Over dat laatste gesproken: de tweede situatie die zich deze week voordeed, was zo’n dringend gevalletje dat. Mocht opnieuw een calamiteit in de nabije of wat verdere toekomst weer plots opdoemen, dan kunnen we voortaan dus de buren inschakelen. Nu hebben we het zelf opgelost. Wat er aan de hand was? Grote, vervelende en wat langer durende complicaties na een korte, kleine operatieve ingreep. Zodoende reden we ’s morgens in alle vroegte, uren voor de spits uit, naar de spoedeisende hulp van het ziekenhuis een stad verderop. Niet handig als je niet goed hebt geslapen en een van beiden met onverwachte bijkomende fysieke moeilijkheden kampt waar, naar later bleek, twee artsen voor nodig waren. Je bent opgelucht dat je heelhuids en zonder krassen op de spoedafdeling aankomt en, een halve dag later,  in dezelfde staat ook weer thuiskomt. Inmiddels lijkt de situatie onder controle en is manlief aan de beterende hand, maar dat beteren gaat nog wel enige tijd duren alvorens de 100 procent bereikt zal zijn.

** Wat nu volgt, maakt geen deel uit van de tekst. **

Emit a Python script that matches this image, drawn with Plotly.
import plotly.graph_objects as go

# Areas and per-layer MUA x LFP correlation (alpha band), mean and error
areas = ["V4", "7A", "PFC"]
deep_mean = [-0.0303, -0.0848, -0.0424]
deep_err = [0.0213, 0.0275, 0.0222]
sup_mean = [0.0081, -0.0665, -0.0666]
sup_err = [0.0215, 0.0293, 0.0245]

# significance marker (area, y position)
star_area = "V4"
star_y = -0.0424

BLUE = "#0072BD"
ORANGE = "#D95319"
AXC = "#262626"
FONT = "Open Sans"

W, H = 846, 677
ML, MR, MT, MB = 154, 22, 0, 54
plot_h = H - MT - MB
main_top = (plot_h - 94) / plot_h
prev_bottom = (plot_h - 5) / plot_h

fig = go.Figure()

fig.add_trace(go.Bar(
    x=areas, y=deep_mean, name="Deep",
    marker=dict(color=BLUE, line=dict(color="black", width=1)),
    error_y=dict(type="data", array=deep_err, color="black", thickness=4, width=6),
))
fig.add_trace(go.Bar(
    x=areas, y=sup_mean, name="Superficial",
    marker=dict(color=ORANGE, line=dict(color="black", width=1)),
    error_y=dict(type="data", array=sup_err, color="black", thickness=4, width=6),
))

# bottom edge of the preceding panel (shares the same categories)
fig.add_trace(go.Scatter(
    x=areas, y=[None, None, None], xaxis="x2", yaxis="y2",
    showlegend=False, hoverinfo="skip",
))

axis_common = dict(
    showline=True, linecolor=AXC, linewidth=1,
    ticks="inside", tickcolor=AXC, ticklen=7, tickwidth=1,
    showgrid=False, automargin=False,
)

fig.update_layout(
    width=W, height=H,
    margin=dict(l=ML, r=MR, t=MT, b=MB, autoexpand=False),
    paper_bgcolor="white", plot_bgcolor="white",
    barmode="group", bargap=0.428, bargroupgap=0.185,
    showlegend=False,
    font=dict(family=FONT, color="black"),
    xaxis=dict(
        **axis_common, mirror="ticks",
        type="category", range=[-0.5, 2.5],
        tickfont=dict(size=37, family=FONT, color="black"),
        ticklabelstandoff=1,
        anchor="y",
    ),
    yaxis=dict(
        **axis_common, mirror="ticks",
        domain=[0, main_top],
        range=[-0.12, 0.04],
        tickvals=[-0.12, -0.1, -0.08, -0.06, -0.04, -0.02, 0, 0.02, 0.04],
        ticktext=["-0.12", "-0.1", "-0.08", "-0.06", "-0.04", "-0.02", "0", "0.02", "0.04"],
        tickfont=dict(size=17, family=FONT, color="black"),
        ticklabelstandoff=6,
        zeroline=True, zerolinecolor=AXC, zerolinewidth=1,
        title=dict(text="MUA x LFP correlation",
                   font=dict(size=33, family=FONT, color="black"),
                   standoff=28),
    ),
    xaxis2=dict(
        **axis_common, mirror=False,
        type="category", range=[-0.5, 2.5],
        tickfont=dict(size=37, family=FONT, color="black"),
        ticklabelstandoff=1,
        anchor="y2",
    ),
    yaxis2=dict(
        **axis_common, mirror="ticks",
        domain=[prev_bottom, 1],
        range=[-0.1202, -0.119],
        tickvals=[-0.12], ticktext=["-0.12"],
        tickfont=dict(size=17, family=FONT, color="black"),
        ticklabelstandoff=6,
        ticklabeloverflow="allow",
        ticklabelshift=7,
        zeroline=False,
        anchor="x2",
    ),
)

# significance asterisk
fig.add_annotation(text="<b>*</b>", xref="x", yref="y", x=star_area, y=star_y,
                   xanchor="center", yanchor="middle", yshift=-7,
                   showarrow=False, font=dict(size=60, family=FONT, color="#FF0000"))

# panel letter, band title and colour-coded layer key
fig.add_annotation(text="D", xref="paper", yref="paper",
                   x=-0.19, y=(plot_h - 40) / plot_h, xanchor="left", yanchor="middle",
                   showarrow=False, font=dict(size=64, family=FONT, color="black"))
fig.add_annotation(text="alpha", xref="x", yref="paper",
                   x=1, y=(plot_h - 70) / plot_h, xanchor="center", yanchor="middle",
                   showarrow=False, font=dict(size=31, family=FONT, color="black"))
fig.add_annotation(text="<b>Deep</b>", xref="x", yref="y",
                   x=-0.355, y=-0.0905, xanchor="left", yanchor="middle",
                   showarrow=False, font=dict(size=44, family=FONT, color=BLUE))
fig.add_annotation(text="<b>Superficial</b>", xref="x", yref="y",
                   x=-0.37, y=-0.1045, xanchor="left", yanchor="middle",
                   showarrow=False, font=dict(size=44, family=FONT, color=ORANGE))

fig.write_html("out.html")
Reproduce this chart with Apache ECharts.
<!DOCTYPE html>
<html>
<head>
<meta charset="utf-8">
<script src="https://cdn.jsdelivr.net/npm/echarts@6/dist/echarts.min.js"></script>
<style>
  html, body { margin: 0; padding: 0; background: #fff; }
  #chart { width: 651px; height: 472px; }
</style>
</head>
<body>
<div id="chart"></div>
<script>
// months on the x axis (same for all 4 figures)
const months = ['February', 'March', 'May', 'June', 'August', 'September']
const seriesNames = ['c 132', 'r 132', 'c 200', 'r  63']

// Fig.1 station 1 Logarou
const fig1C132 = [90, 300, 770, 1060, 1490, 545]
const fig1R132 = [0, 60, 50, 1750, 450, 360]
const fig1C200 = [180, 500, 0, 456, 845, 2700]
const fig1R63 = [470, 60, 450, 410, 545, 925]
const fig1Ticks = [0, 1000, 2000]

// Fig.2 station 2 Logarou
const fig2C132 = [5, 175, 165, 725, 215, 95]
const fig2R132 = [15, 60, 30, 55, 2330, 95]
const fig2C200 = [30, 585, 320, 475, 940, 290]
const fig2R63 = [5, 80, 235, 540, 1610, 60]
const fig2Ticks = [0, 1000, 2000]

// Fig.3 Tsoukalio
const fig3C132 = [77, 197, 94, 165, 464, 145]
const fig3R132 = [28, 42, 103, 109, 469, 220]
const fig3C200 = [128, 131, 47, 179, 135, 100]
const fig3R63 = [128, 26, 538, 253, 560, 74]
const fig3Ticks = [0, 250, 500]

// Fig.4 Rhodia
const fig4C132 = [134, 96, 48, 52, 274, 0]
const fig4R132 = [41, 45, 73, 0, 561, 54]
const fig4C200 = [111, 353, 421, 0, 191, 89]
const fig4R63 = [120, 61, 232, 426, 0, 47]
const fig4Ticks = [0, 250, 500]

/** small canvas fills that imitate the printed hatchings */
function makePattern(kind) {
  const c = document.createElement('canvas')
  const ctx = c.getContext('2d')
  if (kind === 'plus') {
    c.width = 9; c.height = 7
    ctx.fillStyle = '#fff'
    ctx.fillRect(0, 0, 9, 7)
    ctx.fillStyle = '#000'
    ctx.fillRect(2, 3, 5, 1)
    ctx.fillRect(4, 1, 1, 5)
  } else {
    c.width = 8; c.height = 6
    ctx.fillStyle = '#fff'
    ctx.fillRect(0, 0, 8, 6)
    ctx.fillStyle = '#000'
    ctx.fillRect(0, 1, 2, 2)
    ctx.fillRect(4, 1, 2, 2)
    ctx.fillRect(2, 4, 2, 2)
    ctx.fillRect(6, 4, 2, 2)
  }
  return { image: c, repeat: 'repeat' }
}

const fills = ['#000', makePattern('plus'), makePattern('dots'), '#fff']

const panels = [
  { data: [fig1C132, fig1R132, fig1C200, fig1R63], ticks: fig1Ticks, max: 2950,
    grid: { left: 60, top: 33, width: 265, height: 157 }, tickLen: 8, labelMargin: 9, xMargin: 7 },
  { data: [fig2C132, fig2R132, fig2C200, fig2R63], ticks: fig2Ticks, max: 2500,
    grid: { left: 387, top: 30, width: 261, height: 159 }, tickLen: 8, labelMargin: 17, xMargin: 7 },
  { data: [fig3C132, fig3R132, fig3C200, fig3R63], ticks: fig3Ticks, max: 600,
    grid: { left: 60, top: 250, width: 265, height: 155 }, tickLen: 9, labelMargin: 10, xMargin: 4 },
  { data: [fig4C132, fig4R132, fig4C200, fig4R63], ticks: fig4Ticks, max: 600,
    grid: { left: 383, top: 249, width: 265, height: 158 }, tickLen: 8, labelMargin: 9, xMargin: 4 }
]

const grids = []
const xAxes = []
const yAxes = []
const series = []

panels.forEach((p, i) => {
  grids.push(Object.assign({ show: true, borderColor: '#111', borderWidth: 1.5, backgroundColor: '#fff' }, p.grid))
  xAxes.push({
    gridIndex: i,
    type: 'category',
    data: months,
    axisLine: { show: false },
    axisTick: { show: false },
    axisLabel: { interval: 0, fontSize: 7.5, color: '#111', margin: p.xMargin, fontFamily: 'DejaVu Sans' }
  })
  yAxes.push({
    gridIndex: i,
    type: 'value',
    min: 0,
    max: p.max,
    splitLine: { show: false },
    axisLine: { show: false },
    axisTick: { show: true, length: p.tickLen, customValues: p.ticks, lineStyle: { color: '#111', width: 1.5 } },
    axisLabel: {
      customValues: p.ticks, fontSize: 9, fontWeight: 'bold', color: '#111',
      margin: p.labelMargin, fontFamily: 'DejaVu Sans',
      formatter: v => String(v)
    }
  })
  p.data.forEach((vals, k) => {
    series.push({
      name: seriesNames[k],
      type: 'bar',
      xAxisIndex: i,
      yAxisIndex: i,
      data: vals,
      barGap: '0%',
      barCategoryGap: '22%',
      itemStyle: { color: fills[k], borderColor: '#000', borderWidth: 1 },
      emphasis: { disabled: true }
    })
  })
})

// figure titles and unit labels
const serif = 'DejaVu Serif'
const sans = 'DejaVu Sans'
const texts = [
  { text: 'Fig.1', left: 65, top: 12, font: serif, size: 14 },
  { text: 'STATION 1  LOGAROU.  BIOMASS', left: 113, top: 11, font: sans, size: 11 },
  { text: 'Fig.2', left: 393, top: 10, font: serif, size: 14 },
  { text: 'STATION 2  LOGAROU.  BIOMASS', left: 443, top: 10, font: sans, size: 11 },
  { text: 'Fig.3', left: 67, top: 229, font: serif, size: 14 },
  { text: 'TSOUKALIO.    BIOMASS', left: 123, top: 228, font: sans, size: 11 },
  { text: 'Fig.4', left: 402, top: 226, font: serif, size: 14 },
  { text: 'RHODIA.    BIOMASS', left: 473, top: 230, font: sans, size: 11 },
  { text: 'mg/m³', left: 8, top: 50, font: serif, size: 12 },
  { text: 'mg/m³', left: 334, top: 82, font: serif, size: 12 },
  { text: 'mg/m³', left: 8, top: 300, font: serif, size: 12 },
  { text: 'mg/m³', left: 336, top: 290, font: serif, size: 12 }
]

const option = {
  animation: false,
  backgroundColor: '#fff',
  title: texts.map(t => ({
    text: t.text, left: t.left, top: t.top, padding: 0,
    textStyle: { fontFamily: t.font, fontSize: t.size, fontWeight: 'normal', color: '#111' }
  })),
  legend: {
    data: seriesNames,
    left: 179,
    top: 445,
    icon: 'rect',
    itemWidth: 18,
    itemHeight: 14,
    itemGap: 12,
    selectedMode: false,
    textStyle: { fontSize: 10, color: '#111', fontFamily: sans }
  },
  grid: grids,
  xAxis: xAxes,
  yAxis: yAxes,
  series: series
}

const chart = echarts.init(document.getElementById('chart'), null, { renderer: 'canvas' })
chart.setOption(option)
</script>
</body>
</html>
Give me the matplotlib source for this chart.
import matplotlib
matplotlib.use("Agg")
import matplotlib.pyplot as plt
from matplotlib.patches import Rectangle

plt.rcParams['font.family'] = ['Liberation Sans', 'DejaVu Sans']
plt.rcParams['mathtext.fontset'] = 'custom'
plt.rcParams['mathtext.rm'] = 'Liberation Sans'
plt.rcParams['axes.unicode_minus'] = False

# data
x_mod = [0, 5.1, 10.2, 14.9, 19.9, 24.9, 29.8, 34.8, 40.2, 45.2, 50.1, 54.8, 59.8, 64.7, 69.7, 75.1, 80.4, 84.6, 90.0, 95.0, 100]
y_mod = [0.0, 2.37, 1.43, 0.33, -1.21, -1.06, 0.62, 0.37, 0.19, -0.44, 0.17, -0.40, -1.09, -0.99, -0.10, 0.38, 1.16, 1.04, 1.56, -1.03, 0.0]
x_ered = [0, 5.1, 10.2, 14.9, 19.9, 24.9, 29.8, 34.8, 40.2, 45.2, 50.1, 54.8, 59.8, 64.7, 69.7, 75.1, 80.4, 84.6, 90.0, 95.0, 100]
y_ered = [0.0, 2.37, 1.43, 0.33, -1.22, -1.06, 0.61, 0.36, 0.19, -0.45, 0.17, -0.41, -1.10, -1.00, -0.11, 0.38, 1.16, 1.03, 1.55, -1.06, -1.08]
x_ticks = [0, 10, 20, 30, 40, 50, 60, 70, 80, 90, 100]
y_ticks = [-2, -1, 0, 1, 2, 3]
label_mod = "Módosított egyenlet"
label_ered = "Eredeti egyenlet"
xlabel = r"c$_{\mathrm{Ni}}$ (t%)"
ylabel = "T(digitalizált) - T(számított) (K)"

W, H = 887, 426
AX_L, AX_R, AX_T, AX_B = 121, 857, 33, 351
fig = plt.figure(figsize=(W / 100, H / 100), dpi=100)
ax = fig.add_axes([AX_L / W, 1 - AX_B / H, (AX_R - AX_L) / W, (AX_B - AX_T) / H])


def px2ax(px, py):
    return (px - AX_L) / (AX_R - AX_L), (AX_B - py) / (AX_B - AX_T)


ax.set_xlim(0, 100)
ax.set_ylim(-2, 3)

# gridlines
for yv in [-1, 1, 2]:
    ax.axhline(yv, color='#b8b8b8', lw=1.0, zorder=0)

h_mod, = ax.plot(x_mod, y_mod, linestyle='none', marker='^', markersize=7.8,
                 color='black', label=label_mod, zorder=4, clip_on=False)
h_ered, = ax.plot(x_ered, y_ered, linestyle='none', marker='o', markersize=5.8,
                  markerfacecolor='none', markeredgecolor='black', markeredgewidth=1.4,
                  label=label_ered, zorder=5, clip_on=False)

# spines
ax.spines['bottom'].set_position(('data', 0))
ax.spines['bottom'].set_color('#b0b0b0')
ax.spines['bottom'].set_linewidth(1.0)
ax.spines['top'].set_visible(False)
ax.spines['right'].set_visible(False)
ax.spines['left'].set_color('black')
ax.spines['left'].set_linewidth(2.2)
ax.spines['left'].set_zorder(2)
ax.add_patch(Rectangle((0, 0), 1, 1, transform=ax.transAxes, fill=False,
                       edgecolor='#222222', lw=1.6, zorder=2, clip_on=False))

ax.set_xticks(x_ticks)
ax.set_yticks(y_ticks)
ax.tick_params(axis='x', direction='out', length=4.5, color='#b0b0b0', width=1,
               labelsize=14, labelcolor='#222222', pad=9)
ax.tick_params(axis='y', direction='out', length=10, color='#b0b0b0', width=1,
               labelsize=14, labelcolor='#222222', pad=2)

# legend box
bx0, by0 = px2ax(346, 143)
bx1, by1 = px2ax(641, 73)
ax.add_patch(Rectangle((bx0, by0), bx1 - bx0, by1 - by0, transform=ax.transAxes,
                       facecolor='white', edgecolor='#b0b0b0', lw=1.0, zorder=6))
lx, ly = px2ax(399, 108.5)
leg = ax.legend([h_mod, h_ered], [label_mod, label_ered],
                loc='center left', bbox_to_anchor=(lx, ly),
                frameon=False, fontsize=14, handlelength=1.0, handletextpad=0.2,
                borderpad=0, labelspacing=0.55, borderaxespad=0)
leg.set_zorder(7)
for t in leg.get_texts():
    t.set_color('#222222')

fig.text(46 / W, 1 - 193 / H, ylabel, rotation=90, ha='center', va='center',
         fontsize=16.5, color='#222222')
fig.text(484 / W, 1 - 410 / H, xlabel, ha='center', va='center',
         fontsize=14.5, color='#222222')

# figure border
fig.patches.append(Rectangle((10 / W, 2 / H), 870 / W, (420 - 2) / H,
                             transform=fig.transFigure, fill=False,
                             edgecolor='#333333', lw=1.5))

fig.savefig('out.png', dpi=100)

Over krassen gesproken: de krassen die we enkele dagen geleden tijdens die rit naar en van het ziekenhuis hebben kunnen vermijden, zitten sinds gisteren lang, hoog én diep over zeker de helft van de rechter zijkant van onze auto. Sinds ik met deze auto rijd, heb ik ‘m minstens 300 keer onze parkeerplaats op gereden. Waarom het de 301e maal dan zo nodig stevig schurend tegen de uitstekende gemetselde kolom van de schutting moest gaan? Ik heb werkelijk geen flauw benul. Was ik nog beduusd van de uitslag waarvan nog niet bekend is of het een zegen of vloek is voor de wereld? Of was ik nog lichtjes ondersteboven van Expeditie Hospitaal?

Een nieuwe week staat voor de deur. Met elke nieuwe dag weer nieuwe kansen. Kansen op geluk, kansen op pech. Ik zet in op het eerste, met de geruststelling dat indien onverhoopt het tweede me overkomt, ik altijd nog de buren kan bellen.